# SUPPLIED INFORMATION
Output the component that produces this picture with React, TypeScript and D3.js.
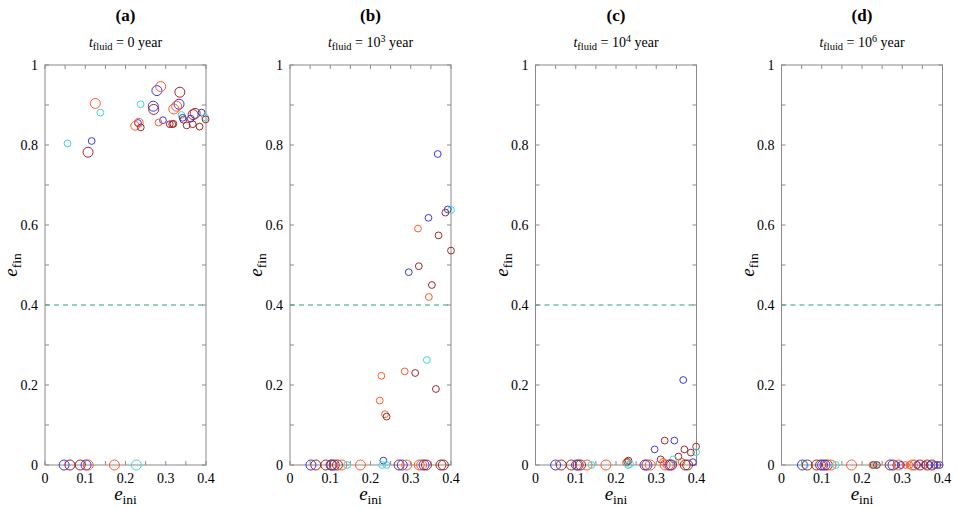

* * *

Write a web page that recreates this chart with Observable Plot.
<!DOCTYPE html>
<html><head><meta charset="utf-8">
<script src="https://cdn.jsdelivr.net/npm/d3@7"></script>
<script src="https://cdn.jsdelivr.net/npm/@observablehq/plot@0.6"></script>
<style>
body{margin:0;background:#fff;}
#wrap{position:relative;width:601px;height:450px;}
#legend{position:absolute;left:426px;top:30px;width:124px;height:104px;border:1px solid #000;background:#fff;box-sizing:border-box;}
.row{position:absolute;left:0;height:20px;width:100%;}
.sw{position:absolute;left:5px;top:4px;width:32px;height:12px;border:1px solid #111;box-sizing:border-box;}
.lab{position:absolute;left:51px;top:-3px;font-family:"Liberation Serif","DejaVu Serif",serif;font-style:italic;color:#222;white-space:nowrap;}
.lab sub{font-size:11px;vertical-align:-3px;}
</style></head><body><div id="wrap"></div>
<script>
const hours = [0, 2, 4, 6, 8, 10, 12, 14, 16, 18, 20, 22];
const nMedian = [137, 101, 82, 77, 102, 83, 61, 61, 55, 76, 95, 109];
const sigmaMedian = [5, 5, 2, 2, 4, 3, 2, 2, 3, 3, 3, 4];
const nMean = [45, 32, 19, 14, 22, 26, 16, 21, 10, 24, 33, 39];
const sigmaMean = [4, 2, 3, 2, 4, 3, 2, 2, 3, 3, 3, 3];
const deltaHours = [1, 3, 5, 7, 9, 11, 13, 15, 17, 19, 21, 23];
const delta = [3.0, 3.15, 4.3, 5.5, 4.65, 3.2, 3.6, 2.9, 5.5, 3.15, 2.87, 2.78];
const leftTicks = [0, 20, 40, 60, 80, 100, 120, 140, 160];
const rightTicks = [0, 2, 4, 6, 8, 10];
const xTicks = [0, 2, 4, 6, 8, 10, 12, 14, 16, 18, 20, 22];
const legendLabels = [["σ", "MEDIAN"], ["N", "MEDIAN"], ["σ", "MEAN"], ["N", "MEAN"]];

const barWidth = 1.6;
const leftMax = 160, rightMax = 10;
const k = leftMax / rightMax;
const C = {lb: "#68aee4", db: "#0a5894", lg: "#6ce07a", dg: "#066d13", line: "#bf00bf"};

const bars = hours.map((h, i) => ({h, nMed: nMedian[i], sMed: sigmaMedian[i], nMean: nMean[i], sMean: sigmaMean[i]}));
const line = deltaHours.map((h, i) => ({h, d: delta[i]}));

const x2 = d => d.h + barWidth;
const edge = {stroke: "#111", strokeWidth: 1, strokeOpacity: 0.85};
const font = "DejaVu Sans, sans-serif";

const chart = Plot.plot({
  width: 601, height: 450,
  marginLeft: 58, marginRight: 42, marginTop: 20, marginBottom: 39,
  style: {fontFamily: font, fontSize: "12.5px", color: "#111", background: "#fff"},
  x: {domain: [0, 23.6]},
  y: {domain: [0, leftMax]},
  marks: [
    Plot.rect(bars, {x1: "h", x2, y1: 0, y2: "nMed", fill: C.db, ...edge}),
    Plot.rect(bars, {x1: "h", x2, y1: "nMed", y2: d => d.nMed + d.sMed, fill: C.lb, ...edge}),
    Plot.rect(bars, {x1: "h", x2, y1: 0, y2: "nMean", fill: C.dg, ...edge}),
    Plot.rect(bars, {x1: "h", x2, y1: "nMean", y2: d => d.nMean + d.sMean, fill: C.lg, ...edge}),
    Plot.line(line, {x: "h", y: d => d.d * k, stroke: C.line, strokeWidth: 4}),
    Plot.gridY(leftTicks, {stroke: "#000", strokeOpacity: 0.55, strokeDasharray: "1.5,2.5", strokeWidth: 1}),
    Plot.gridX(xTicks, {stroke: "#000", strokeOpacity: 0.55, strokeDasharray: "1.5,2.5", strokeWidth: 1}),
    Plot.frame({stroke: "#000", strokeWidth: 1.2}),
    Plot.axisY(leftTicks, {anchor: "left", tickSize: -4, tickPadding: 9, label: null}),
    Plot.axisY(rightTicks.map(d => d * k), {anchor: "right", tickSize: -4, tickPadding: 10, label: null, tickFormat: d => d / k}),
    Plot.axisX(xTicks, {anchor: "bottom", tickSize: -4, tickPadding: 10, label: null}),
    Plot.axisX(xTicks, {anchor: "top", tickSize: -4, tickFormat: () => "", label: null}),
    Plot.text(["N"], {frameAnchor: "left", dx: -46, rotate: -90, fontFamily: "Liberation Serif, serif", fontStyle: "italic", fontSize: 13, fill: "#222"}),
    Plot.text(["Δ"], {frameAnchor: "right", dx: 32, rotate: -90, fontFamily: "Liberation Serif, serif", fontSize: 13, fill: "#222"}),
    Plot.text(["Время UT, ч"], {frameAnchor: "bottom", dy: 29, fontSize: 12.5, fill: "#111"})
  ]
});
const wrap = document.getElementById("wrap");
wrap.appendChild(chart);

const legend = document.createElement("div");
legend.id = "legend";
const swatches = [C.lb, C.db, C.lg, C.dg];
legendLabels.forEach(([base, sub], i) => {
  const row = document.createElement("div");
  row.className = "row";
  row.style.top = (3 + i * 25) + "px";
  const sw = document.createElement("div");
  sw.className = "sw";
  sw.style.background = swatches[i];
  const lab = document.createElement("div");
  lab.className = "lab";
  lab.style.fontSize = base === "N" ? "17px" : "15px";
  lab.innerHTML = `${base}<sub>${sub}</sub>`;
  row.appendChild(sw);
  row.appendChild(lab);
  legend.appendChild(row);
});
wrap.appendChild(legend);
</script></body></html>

# YOUR OBJECTIVE
Copy out every line of the data that includes "this".

# THE REPLY
Output the component that produces this picture with React, TypeScript and D3.js.
Write a web page that recreates this chart with Observable Plot.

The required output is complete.